Hefner purchased the plane when he was 43. He had the 119-foot plane custom-made for him after a 1966 trip to London. “I saw the future when I was in London: The sexual revolution was going on and the miniskirt had just arrived … I decided then and there to get the jet,” he said in a piece he wrote for the Wall Street Journal in 2010.

In January 1969, Playboy took delivery of the “Big Bunny” straight from the McDonnell Douglas factory for $5.5M ($38.2M adjusted for inflation). It wasn’t so much an aircraft as it was the Playboy Mansion at 35,000 feet. Customized with a living room with leather sofas, a theater, a discotheque and salon complete with an oval bed with silk sheets and a fur bedspread.

 

The Big Bunny sported a special crew of flight attendants dubbed “Jet Bunnies.” The women were pulled from Playboy clubs in Los Angeles and Chicago and sent for training with Continental Airlines. The Jet Bunnies’ uniforms that were designed by Walter Holmes included rabbit ears and tails, black boots, and white aviator scarves.

For six years the Big Bunny was used for transporting the publisher between his homes in Los Angeles and Chicago, along with going on holidays around the world with his entourage of beautiful women, celebrities, and Playboy staff. While dating his then-girlfriend, Barbi Benton, the pair visited Germany, Kenya, London, Monte Carlo, Spain, Kenya, and Italy with friends.

 

It wasn’t just celebrities who got to ride in the private jet. In 1975, Hugh even lent Big Bunny to “Operation Babylift” which saw the jet fly 40 babies orphaned by the Vietnam War to meet their adoptive parents across the US.

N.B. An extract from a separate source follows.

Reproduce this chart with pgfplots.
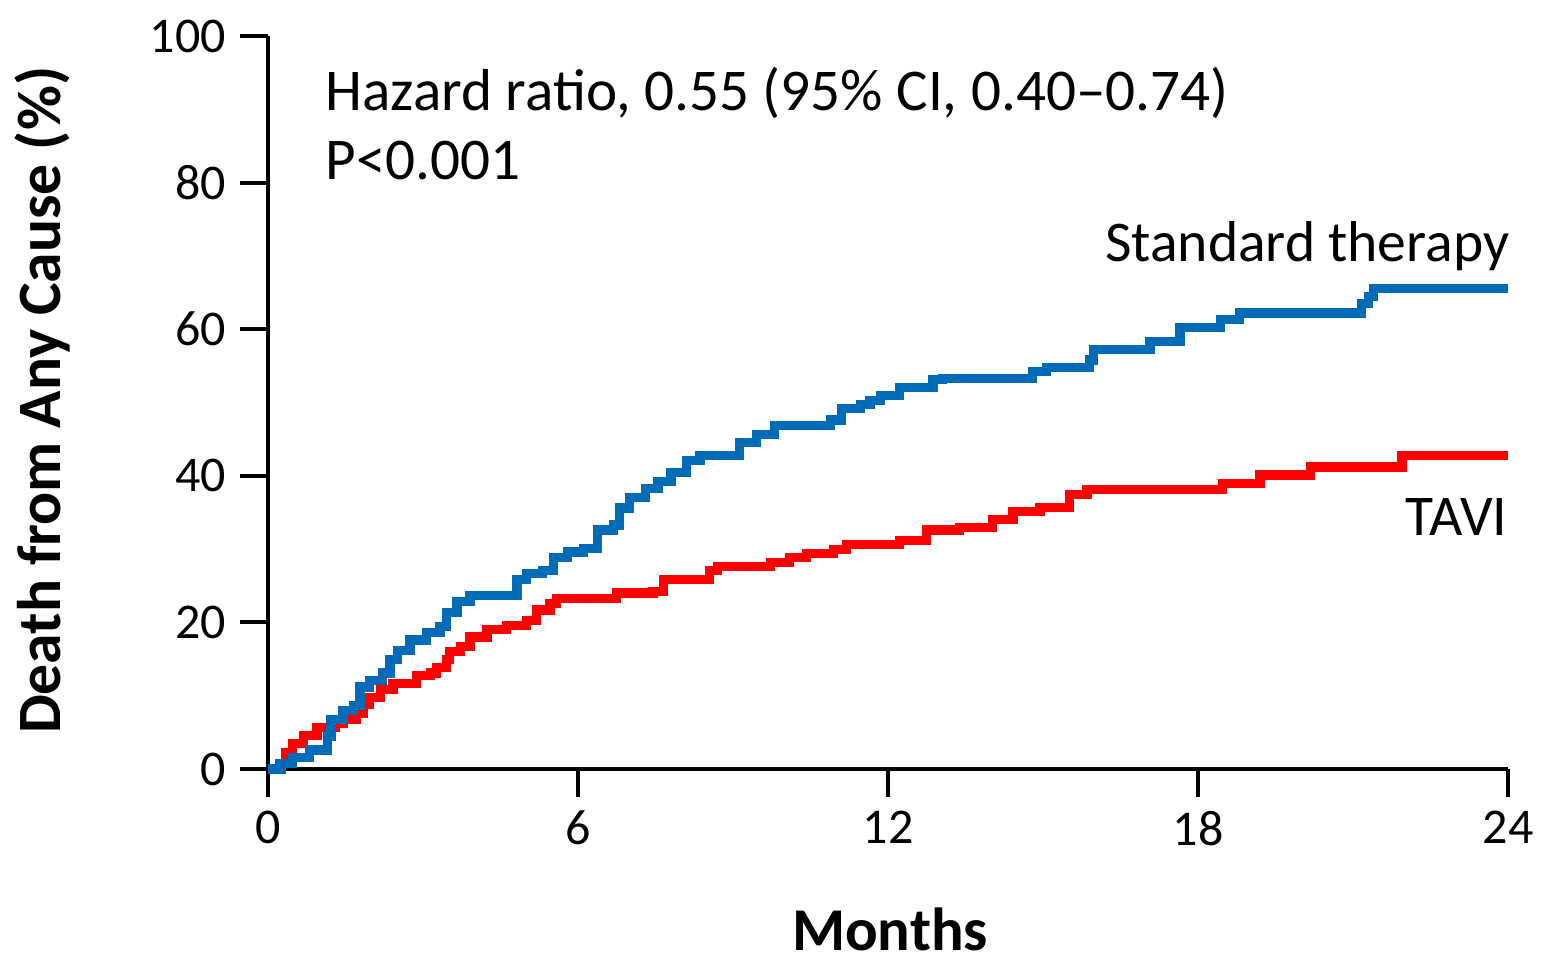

After declining magazine sales, and after falling in love with his latest purchase, his estate widely known as Playboy Mansion, Hefner sold the plane to Venezuela Airlines in 1975, who later sold it to Aeromexico. Stripped of its luxury appointments, it served as a commercial aircraft until 2004.  In 2008, its fuselage was donated to a park in Queretaro, Mexico, where the onetime symbol of aviatic hedonism found new purpose as a children’s educational tool.